## Requirement
All of the data should be repeated exactly; pictures are not part of the copy.
>>>>
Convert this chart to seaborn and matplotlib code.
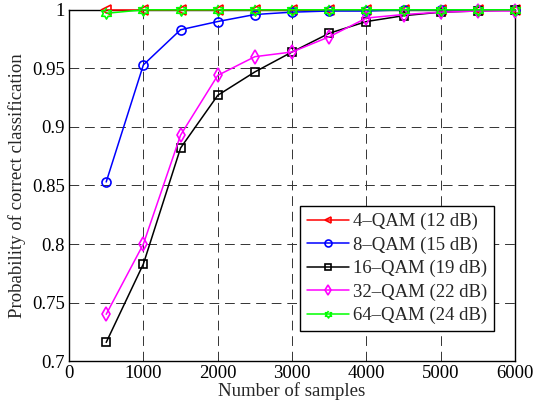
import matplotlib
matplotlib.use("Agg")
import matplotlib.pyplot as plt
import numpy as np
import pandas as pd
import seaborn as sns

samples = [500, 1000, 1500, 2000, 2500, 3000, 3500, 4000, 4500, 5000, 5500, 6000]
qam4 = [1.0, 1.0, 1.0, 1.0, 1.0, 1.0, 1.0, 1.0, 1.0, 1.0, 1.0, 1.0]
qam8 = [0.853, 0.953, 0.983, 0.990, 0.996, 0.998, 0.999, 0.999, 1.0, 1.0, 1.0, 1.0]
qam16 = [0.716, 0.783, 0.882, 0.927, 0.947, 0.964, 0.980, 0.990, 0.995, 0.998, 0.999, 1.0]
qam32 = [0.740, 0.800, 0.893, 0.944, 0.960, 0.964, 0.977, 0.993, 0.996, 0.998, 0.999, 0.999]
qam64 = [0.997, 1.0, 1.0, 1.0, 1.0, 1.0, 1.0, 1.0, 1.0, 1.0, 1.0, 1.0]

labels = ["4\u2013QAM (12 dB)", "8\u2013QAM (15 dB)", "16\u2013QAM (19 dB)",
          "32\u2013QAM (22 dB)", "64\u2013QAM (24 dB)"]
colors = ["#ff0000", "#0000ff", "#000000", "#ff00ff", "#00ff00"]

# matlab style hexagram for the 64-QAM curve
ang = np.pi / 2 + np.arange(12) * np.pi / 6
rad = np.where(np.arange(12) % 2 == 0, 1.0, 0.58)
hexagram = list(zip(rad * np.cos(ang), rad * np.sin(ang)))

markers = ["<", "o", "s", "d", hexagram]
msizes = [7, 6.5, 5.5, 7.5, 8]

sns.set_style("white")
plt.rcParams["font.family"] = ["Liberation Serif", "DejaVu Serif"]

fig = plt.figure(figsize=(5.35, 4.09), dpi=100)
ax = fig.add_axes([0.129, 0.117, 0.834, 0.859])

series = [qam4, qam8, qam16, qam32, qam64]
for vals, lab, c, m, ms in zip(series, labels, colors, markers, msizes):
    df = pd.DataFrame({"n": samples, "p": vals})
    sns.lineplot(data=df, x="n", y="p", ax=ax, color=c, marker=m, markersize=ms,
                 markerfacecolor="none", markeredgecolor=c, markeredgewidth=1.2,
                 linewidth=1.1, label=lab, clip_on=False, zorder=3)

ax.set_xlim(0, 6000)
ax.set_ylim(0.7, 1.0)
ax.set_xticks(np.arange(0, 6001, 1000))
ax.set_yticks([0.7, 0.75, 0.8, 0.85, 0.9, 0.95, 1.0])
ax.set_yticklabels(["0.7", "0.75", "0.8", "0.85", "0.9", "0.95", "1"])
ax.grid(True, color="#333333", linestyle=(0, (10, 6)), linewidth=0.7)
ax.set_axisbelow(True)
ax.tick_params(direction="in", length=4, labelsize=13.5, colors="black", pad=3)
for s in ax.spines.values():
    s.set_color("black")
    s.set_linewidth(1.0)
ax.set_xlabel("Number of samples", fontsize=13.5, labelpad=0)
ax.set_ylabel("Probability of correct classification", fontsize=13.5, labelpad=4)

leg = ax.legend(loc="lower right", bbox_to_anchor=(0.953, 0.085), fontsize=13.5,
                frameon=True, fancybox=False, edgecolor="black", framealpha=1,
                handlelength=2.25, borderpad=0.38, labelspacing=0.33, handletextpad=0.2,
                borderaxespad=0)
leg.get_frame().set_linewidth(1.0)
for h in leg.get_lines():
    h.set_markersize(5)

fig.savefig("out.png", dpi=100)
<<<<
## Answer to the problem
Convert this chart to seaborn and matplotlib code.
import matplotlib
matplotlib.use("Agg")
import matplotlib.pyplot as plt
import numpy as np
import pandas as pd
import seaborn as sns

samples = [500, 1000, 1500, 2000, 2500, 3000, 3500, 4000, 4500, 5000, 5500, 6000]
qam4 = [1.0, 1.0, 1.0, 1.0, 1.0, 1.0, 1.0, 1.0, 1.0, 1.0, 1.0, 1.0]
qam8 = [0.853, 0.953, 0.983, 0.990, 0.996, 0.998, 0.999, 0.999, 1.0, 1.0, 1.0, 1.0]
qam16 = [0.716, 0.783, 0.882, 0.927, 0.947, 0.964, 0.980, 0.990, 0.995, 0.998, 0.999, 1.0]
qam32 = [0.740, 0.800, 0.893, 0.944, 0.960, 0.964, 0.977, 0.993, 0.996, 0.998, 0.999, 0.999]
qam64 = [0.997, 1.0, 1.0, 1.0, 1.0, 1.0, 1.0, 1.0, 1.0, 1.0, 1.0, 1.0]

labels = ["4\u2013QAM (12 dB)", "8\u2013QAM (15 dB)", "16\u2013QAM (19 dB)",
          "32\u2013QAM (22 dB)", "64\u2013QAM (24 dB)"]
colors = ["#ff0000", "#0000ff", "#000000", "#ff00ff", "#00ff00"]

# matlab style hexagram for the 64-QAM curve
ang = np.pi / 2 + np.arange(12) * np.pi / 6
rad = np.where(np.arange(12) % 2 == 0, 1.0, 0.58)
hexagram = list(zip(rad * np.cos(ang), rad * np.sin(ang)))

markers = ["<", "o", "s", "d", hexagram]
msizes = [7, 6.5, 5.5, 7.5, 8]

sns.set_style("white")
plt.rcParams["font.family"] = ["Liberation Serif", "DejaVu Serif"]

fig = plt.figure(figsize=(5.35, 4.09), dpi=100)
ax = fig.add_axes([0.129, 0.117, 0.834, 0.859])

series = [qam4, qam8, qam16, qam32, qam64]
for vals, lab, c, m, ms in zip(series, labels, colors, markers, msizes):
    df = pd.DataFrame({"n": samples, "p": vals})
    sns.lineplot(data=df, x="n", y="p", ax=ax, color=c, marker=m, markersize=ms,
                 markerfacecolor="none", markeredgecolor=c, markeredgewidth=1.2,
                 linewidth=1.1, label=lab, clip_on=False, zorder=3)

ax.set_xlim(0, 6000)
ax.set_ylim(0.7, 1.0)
ax.set_xticks(np.arange(0, 6001, 1000))
ax.set_yticks([0.7, 0.75, 0.8, 0.85, 0.9, 0.95, 1.0])
ax.set_yticklabels(["0.7", "0.75", "0.8", "0.85", "0.9", "0.95", "1"])
ax.grid(True, color="#333333", linestyle=(0, (10, 6)), linewidth=0.7)
ax.set_axisbelow(True)
ax.tick_params(direction="in", length=4, labelsize=13.5, colors="black", pad=3)
for s in ax.spines.values():
    s.set_color("black")
    s.set_linewidth(1.0)
ax.set_xlabel("Number of samples", fontsize=13.5, labelpad=0)
ax.set_ylabel("Probability of correct classification", fontsize=13.5, labelpad=4)

leg = ax.legend(loc="lower right", bbox_to_anchor=(0.953, 0.085), fontsize=13.5,
                frameon=True, fancybox=False, edgecolor="black", framealpha=1,
                handlelength=2.25, borderpad=0.38, labelspacing=0.33, handletextpad=0.2,
                borderaxespad=0)
leg.get_frame().set_linewidth(1.0)
for h in leg.get_lines():
    h.set_markersize(5)

fig.savefig("out.png", dpi=100)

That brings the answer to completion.